- _Collected material_
* * * * * * *
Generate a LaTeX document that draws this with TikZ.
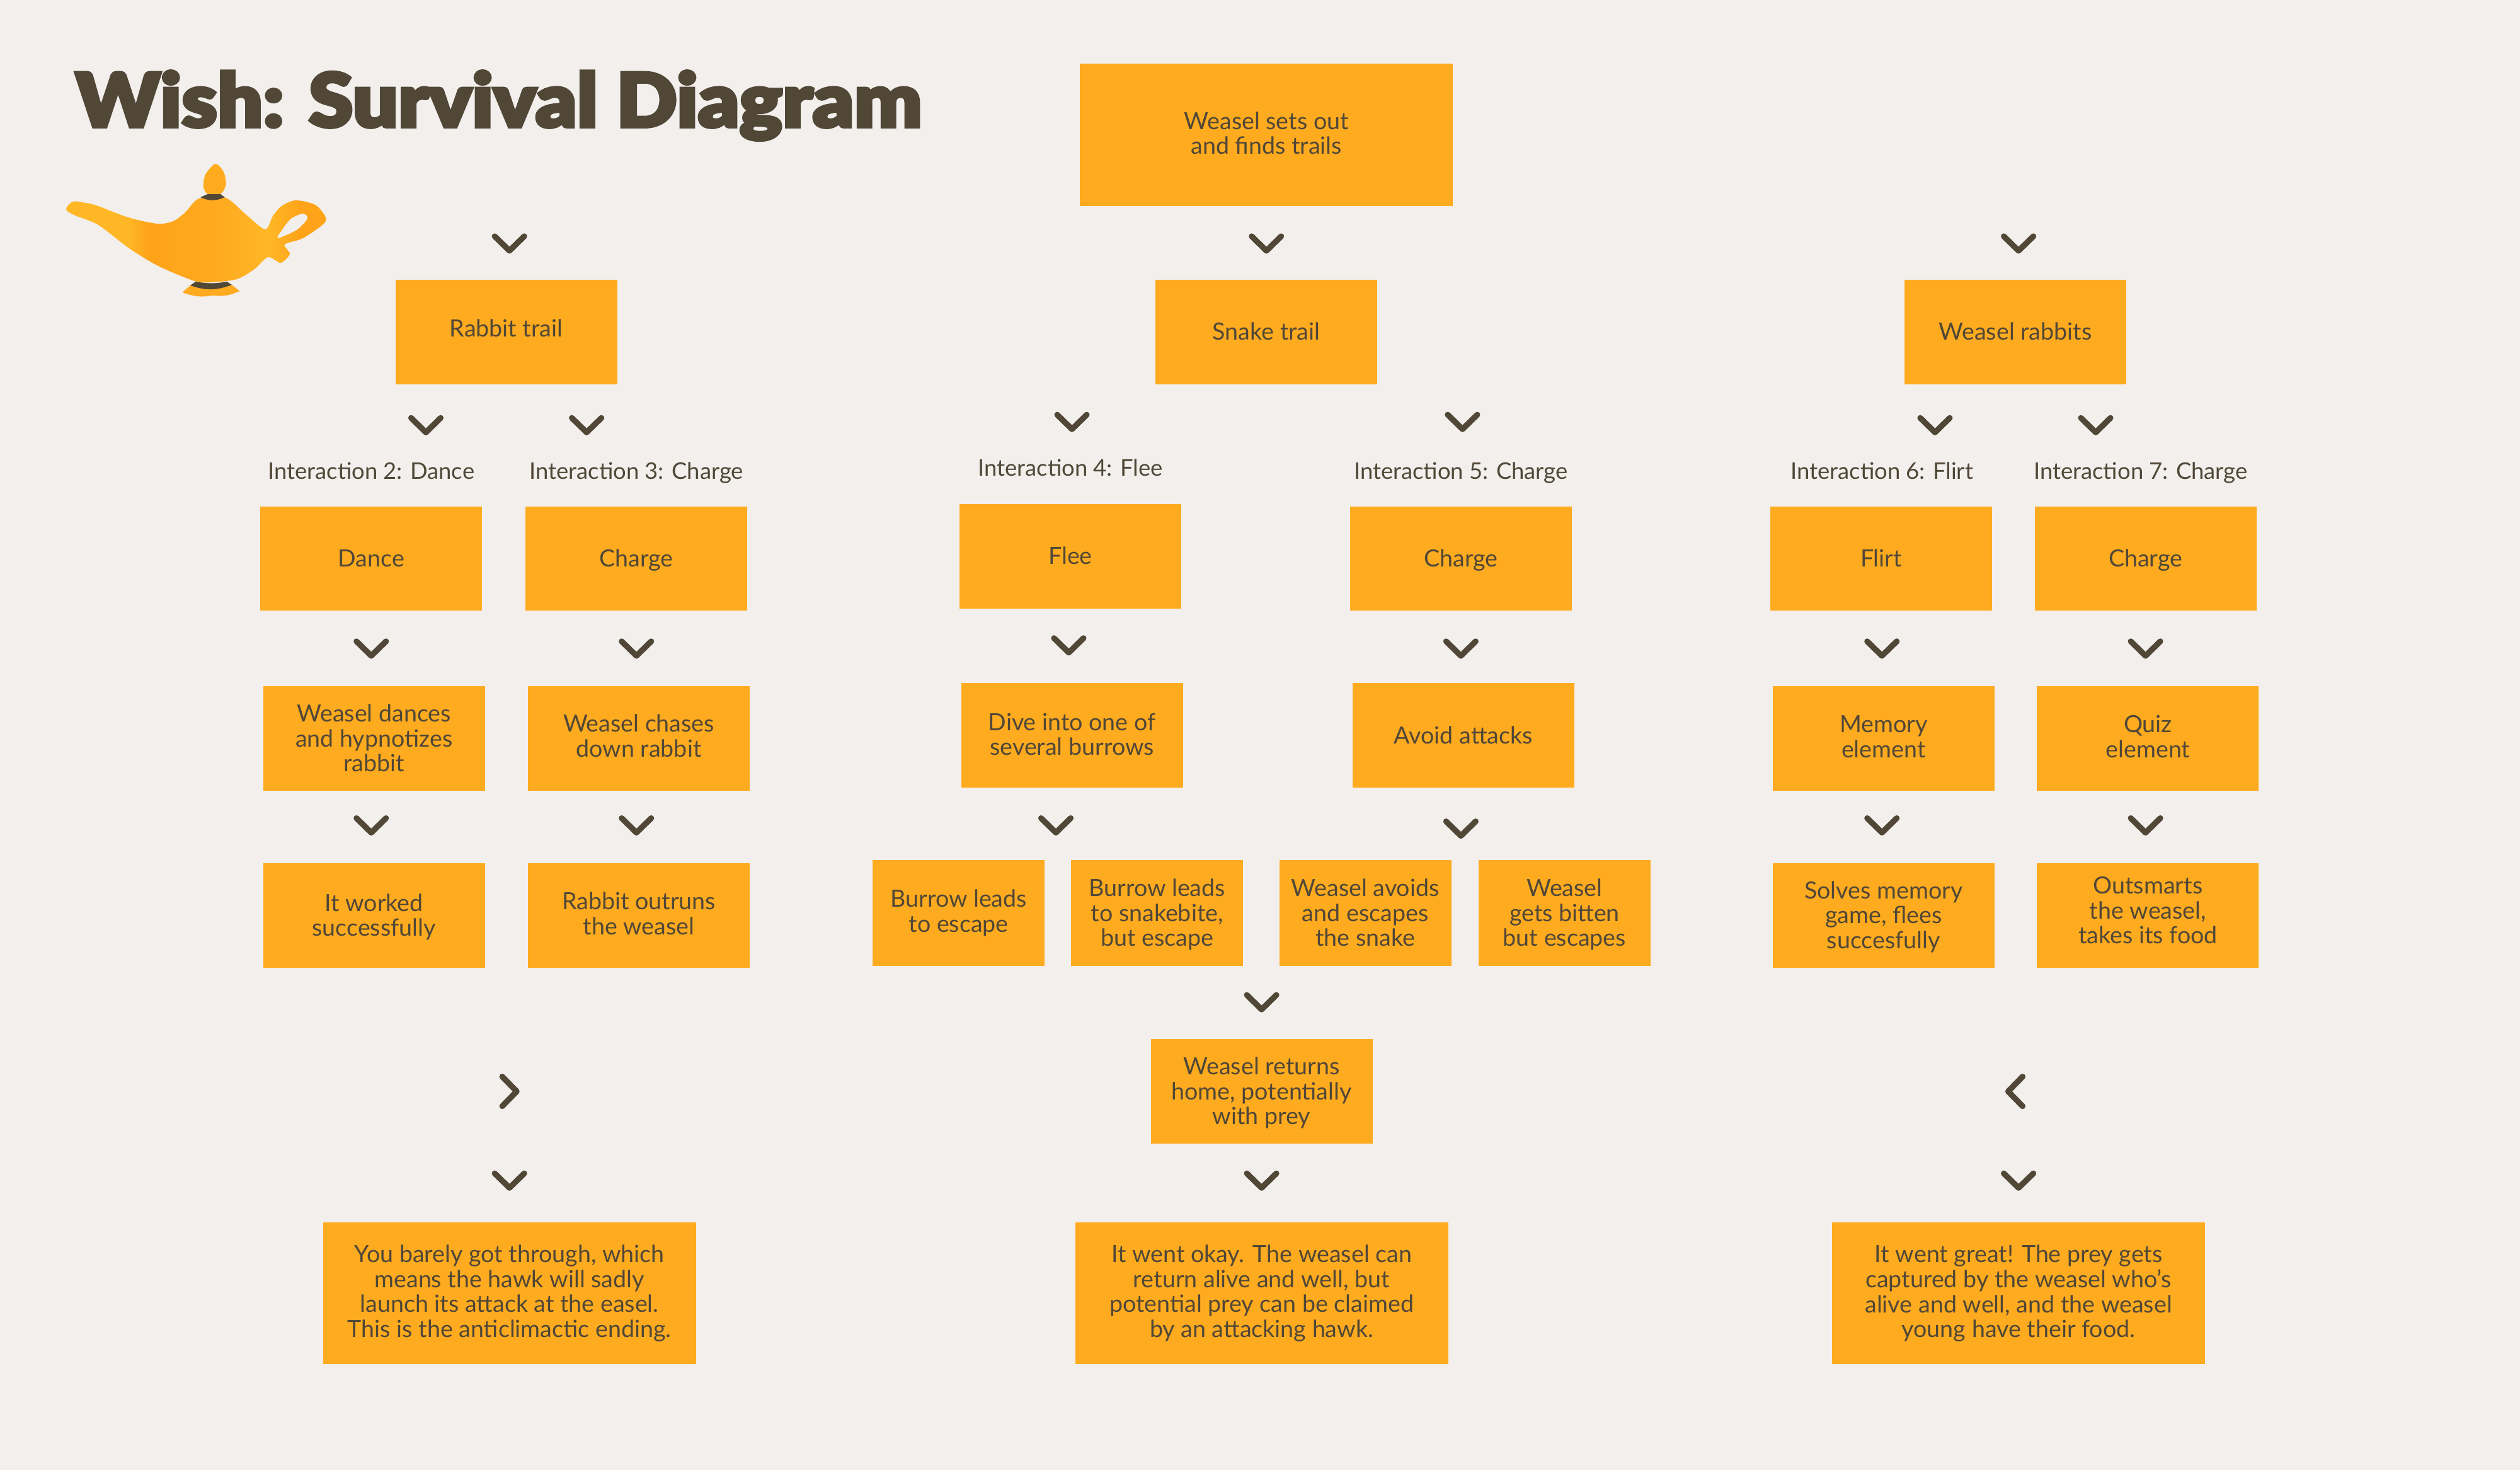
\documentclass[tikz,border=0pt]{standalone}
\usepackage{fontspec}
\setmainfont{Lato}
\newfontfamily\titlefont[FakeBold=4]{Lato Black}
\definecolor{bgc}{HTML}{F2EFEC}
\definecolor{boxc}{HTML}{FFAB1F}
\definecolor{ink}{HTML}{504737}
\definecolor{lamplt}{HTML}{FFB726}
\definecolor{lampdk}{HTML}{FFA319}
\pgfdeclarehorizontalshading{lampshade}{100bp}{color(0bp)=(lamplt); color(37bp)=(lamplt); color(41bp)=(lampdk); color(55bp)=(boxc); color(64bp)=(lamplt); color(70bp)=(lampdk); color(100bp)=(lampdk)}
\def\liftamt{0pt}
\newcommand{\tb}[1]{\begin{tabular}{@{}c@{}}\rule{0pt}{9.5pt}#1\rule[-\dimexpr 2.97pt+2\dimexpr\liftamt\relax\relax]{0pt}{1pt}\end{tabular}}
\tikzset{
  bx/.style={fill=boxc,text=ink,inner sep=0pt,outer sep=0pt,font=\fontsize{9.4}{9.9}\selectfont},
  lift/.code={\def\liftamt{#1}},
  stdbox/.style={bx,minimum width=88pt,minimum height=41.45pt},
  bigbox/.style={bx,minimum width=148pt,minimum height=56.4pt},
  smallbox/.style={bx,minimum width=68.2pt,minimum height=42pt},
  lbl/.style={text=ink,inner sep=0pt,text height=9.5pt,text depth=3pt,font=\fontsize{9.1}{9.9}\selectfont},
  chev/.style={draw=ink,line width=2.3pt,line cap=round,line join=round},
  chevdown/.pic={\draw[chev] (-9.2,-4)--(0,5)--(9.2,-4);},
  chevright/.pic={\draw[chev] (-4.5,-9.2)--(4.5,0)--(-4.5,9.2);},
  chevleft/.pic={\draw[chev] (4.5,-9.2)--(-4.5,0)--(4.5,9.2);},
}
\begin{document}
\begin{tikzpicture}[x=0.63776pt,y=-0.63776pt]
\fill[bgc] (0,0) rectangle (1568,914.5);
\useasboundingbox (0,0) rectangle (1568,914.5);
\node[anchor=base west,inner sep=0pt,text=ink] (title) at (46.6,79) {\scalebox{1.135}[1.06]{\titlefont\fontsize{28}{30}\selectfont Wish: Survival Diagram}};
% lamp
\begin{scope}[scale=0.392]
\shade[shading=lampshade,even odd rule]
 plot[smooth cycle,tension=0.5] coordinates {(115.5,320)(105,332)(117,341)(156,357)(203.5,393)(251,422)(309,446)(335.5,448)(376,443)(404,427)(425.5,408)(445.5,417)(460,403)(452,388)(481,378)(514,355)(516,343)(500,325)(469.5,318)(447,327)(433,343)(420.7,364)(390,340)(356.6,313)(316,315)(294,337)(275,351)(249.4,355)(203.5,345)(155.7,327)(136.5,322)}
 plot[smooth cycle,tension=0.5] coordinates {(481,339)(488,347)(471,365)(441,378)(447.5,365)(462,347)};
\fill[boxc] plot[smooth cycle,tension=0.5] coordinates {(342,260)(326,277)(323,297)(330,308)(350,308)(358.5,293)(355,273)};
\fill[boxc] (302,453)--(337.5,456)--(368,452)--(380.5,462) to[bend left=15] (337.5,469) to[bend left=15] (289.6,464)--cycle;
\fill[ink] (330,308)--(350,308)--(356.6,313) to[bend left=25] (318,313)--cycle;
\fill[ink] (310.6,447) to[bend right=10] (360,447)--(368,452) to[bend left=20] (302,453)--cycle;
\end{scope}
% boxes
\node[bigbox,lift=0.6pt] (top) at (788,84) {\tb{Weasel sets out\\and finds trails}};
\node[stdbox,lift=1.3pt] (rabbit) at (315,206.5) {\tb{Rabbit trail}};
\node[stdbox] (snake) at (788,206.5) {\tb{Snake trail}};
\node[stdbox] (wrabbits) at (1254,206.5) {\tb{Weasel rabbits}};
\node[lbl] (i2) at (231,293) {Interaction 2: Dance};
\node[lbl] (i3) at (396,293) {Interaction 3: Charge};
\node[lbl] (i4) at (666,291) {Interaction 4: Flee};
\node[lbl] (i5) at (909,293) {Interaction 5: Charge};
\node[lbl] (i6) at (1171,293) {Interaction 6: Flirt};
\node[lbl] (i7) at (1332,293) {Interaction 7: Charge};
\node[stdbox] (dance) at (231,347.5) {\tb{Dance}};
\node[stdbox] (charge3) at (396,347.5) {\tb{Charge}};
\node[stdbox] (flee) at (666,346) {\tb{Flee}};
\node[stdbox] (charge5) at (909,347.5) {\tb{Charge}};
\node[stdbox] (flirt) at (1170.5,347.5) {\tb{Flirt}};
\node[stdbox] (charge7) at (1335,347.5) {\tb{Charge}};
\node[stdbox] (hyp) at (232.7,459.5) {\tb{Weasel dances\\and hypnotizes\\rabbit}};
\node[stdbox,lift=1pt] (chases) at (397.5,459.5) {\tb{Weasel chases\\down rabbit}};
\node[stdbox,lift=0.3pt] (dive) at (667,457.5) {\tb{Dive into one of\\several burrows}};
\node[stdbox] (avoid) at (910.5,457.5) {\tb{Avoid attacks}};
\node[stdbox,lift=0.7pt] (memory) at (1172,459.5) {\tb{Memory\\element}};
\node[stdbox,lift=0.7pt] (quiz) at (1336.5,459.5) {\tb{Quiz\\element}};
\node[stdbox] (worked) at (232.7,569.5) {\tb{It worked\\successfully}};
\node[stdbox,lift=0.6pt] (outruns) at (397.5,569.5) {\tb{Rabbit outruns\\the weasel}};
\node[smallbox,lift=0.6pt] (b1) at (596.5,568) {\tb{Burrow leads\\to escape}};
\node[smallbox] (b2) at (720,568) {\tb{Burrow leads\\to snakebite,\\but escape}};
\node[smallbox] (b3) at (849.5,568) {\tb{Weasel avoids\\and escapes\\the snake}};
\node[smallbox] (b4) at (973.5,568) {\tb{Weasel\\gets bitten\\but escapes}};
\node[stdbox] (solves) at (1172,569.5) {\tb{Solves memory\\game, flees\\succesfully}};
\node[stdbox,lift=1.9pt] (outsmarts) at (1336.5,569.5) {\tb{Outsmarts\\the weasel,\\takes its food}};
\node[stdbox] (returns) at (785,679) {\tb{Weasel returns\\home, potentially\\with prey}};
\node[bigbox,lift=0.6pt] (e1) at (317,804.5) {\tb{You barely got through, which\\means the hawk will sadly\\launch its attack at the easel.\\This is the anticlimactic ending.}};
\node[bigbox,lift=0.6pt] (e2) at (785,804.5) {\tb{It went okay. The weasel can\\return alive and well, but\\potential prey can be claimed\\by an attacking hawk.}};
\node[bigbox,lift=0.6pt] (e3) at (1256,804.5) {\tb{It went great! The prey gets\\captured by the weasel who's\\alive and well, and the weasel\\young have their food.}};
% chevrons
\foreach \px/\py in {317/151,788/151,1256/151,265/264,365/264,667/262,910/262,1204/264,1304/264,231/403,396/403,665/401,909/403,1171/403,1335/403,231/513,396/513,657/513,909/515,1171/513,1335/513,785/623,317/734,785/734,1256/734}
  \pic at (\px,\py) {chevdown};
\pic at (317,679) {chevright};
\pic at (1254,679) {chevleft};
\end{tikzpicture}
\end{document}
* * * * * * *
- _Goal_
Print out the whole of the material word for word, without pictures.

- _Task response_
Generate a LaTeX document that draws this with TikZ.
\documentclass[tikz,border=0pt]{standalone}
\usepackage{fontspec}
\setmainfont{Lato}
\newfontfamily\titlefont[FakeBold=4]{Lato Black}
\definecolor{bgc}{HTML}{F2EFEC}
\definecolor{boxc}{HTML}{FFAB1F}
\definecolor{ink}{HTML}{504737}
\definecolor{lamplt}{HTML}{FFB726}
\definecolor{lampdk}{HTML}{FFA319}
\pgfdeclarehorizontalshading{lampshade}{100bp}{color(0bp)=(lamplt); color(37bp)=(lamplt); color(41bp)=(lampdk); color(55bp)=(boxc); color(64bp)=(lamplt); color(70bp)=(lampdk); color(100bp)=(lampdk)}
\def\liftamt{0pt}
\newcommand{\tb}[1]{\begin{tabular}{@{}c@{}}\rule{0pt}{9.5pt}#1\rule[-\dimexpr 2.97pt+2\dimexpr\liftamt\relax\relax]{0pt}{1pt}\end{tabular}}
\tikzset{
  bx/.style={fill=boxc,text=ink,inner sep=0pt,outer sep=0pt,font=\fontsize{9.4}{9.9}\selectfont},
  lift/.code={\def\liftamt{#1}},
  stdbox/.style={bx,minimum width=88pt,minimum height=41.45pt},
  bigbox/.style={bx,minimum width=148pt,minimum height=56.4pt},
  smallbox/.style={bx,minimum width=68.2pt,minimum height=42pt},
  lbl/.style={text=ink,inner sep=0pt,text height=9.5pt,text depth=3pt,font=\fontsize{9.1}{9.9}\selectfont},
  chev/.style={draw=ink,line width=2.3pt,line cap=round,line join=round},
  chevdown/.pic={\draw[chev] (-9.2,-4)--(0,5)--(9.2,-4);},
  chevright/.pic={\draw[chev] (-4.5,-9.2)--(4.5,0)--(-4.5,9.2);},
  chevleft/.pic={\draw[chev] (4.5,-9.2)--(-4.5,0)--(4.5,9.2);},
}
\begin{document}
\begin{tikzpicture}[x=0.63776pt,y=-0.63776pt]
\fill[bgc] (0,0) rectangle (1568,914.5);
\useasboundingbox (0,0) rectangle (1568,914.5);
\node[anchor=base west,inner sep=0pt,text=ink] (title) at (46.6,79) {\scalebox{1.135}[1.06]{\titlefont\fontsize{28}{30}\selectfont Wish: Survival Diagram}};
% lamp
\begin{scope}[scale=0.392]
\shade[shading=lampshade,even odd rule]
 plot[smooth cycle,tension=0.5] coordinates {(115.5,320)(105,332)(117,341)(156,357)(203.5,393)(251,422)(309,446)(335.5,448)(376,443)(404,427)(425.5,408)(445.5,417)(460,403)(452,388)(481,378)(514,355)(516,343)(500,325)(469.5,318)(447,327)(433,343)(420.7,364)(390,340)(356.6,313)(316,315)(294,337)(275,351)(249.4,355)(203.5,345)(155.7,327)(136.5,322)}
 plot[smooth cycle,tension=0.5] coordinates {(481,339)(488,347)(471,365)(441,378)(447.5,365)(462,347)};
\fill[boxc] plot[smooth cycle,tension=0.5] coordinates {(342,260)(326,277)(323,297)(330,308)(350,308)(358.5,293)(355,273)};
\fill[boxc] (302,453)--(337.5,456)--(368,452)--(380.5,462) to[bend left=15] (337.5,469) to[bend left=15] (289.6,464)--cycle;
\fill[ink] (330,308)--(350,308)--(356.6,313) to[bend left=25] (318,313)--cycle;
\fill[ink] (310.6,447) to[bend right=10] (360,447)--(368,452) to[bend left=20] (302,453)--cycle;
\end{scope}
% boxes
\node[bigbox,lift=0.6pt] (top) at (788,84) {\tb{Weasel sets out\\and finds trails}};
\node[stdbox,lift=1.3pt] (rabbit) at (315,206.5) {\tb{Rabbit trail}};
\node[stdbox] (snake) at (788,206.5) {\tb{Snake trail}};
\node[stdbox] (wrabbits) at (1254,206.5) {\tb{Weasel rabbits}};
\node[lbl] (i2) at (231,293) {Interaction 2: Dance};
\node[lbl] (i3) at (396,293) {Interaction 3: Charge};
\node[lbl] (i4) at (666,291) {Interaction 4: Flee};
\node[lbl] (i5) at (909,293) {Interaction 5: Charge};
\node[lbl] (i6) at (1171,293) {Interaction 6: Flirt};
\node[lbl] (i7) at (1332,293) {Interaction 7: Charge};
\node[stdbox] (dance) at (231,347.5) {\tb{Dance}};
\node[stdbox] (charge3) at (396,347.5) {\tb{Charge}};
\node[stdbox] (flee) at (666,346) {\tb{Flee}};
\node[stdbox] (charge5) at (909,347.5) {\tb{Charge}};
\node[stdbox] (flirt) at (1170.5,347.5) {\tb{Flirt}};
\node[stdbox] (charge7) at (1335,347.5) {\tb{Charge}};
\node[stdbox] (hyp) at (232.7,459.5) {\tb{Weasel dances\\and hypnotizes\\rabbit}};
\node[stdbox,lift=1pt] (chases) at (397.5,459.5) {\tb{Weasel chases\\down rabbit}};
\node[stdbox,lift=0.3pt] (dive) at (667,457.5) {\tb{Dive into one of\\several burrows}};
\node[stdbox] (avoid) at (910.5,457.5) {\tb{Avoid attacks}};
\node[stdbox,lift=0.7pt] (memory) at (1172,459.5) {\tb{Memory\\element}};
\node[stdbox,lift=0.7pt] (quiz) at (1336.5,459.5) {\tb{Quiz\\element}};
\node[stdbox] (worked) at (232.7,569.5) {\tb{It worked\\successfully}};
\node[stdbox,lift=0.6pt] (outruns) at (397.5,569.5) {\tb{Rabbit outruns\\the weasel}};
\node[smallbox,lift=0.6pt] (b1) at (596.5,568) {\tb{Burrow leads\\to escape}};
\node[smallbox] (b2) at (720,568) {\tb{Burrow leads\\to snakebite,\\but escape}};
\node[smallbox] (b3) at (849.5,568) {\tb{Weasel avoids\\and escapes\\the snake}};
\node[smallbox] (b4) at (973.5,568) {\tb{Weasel\\gets bitten\\but escapes}};
\node[stdbox] (solves) at (1172,569.5) {\tb{Solves memory\\game, flees\\succesfully}};
\node[stdbox,lift=1.9pt] (outsmarts) at (1336.5,569.5) {\tb{Outsmarts\\the weasel,\\takes its food}};
\node[stdbox] (returns) at (785,679) {\tb{Weasel returns\\home, potentially\\with prey}};
\node[bigbox,lift=0.6pt] (e1) at (317,804.5) {\tb{You barely got through, which\\means the hawk will sadly\\launch its attack at the easel.\\This is the anticlimactic ending.}};
\node[bigbox,lift=0.6pt] (e2) at (785,804.5) {\tb{It went okay. The weasel can\\return alive and well, but\\potential prey can be claimed\\by an attacking hawk.}};
\node[bigbox,lift=0.6pt] (e3) at (1256,804.5) {\tb{It went great! The prey gets\\captured by the weasel who's\\alive and well, and the weasel\\young have their food.}};
% chevrons
\foreach \px/\py in {317/151,788/151,1256/151,265/264,365/264,667/262,910/262,1204/264,1304/264,231/403,396/403,665/401,909/403,1171/403,1335/403,231/513,396/513,657/513,909/515,1171/513,1335/513,785/623,317/734,785/734,1256/734}
  \pic at (\px,\py) {chevdown};
\pic at (317,679) {chevright};
\pic at (1254,679) {chevleft};
\end{tikzpicture}
\end{document}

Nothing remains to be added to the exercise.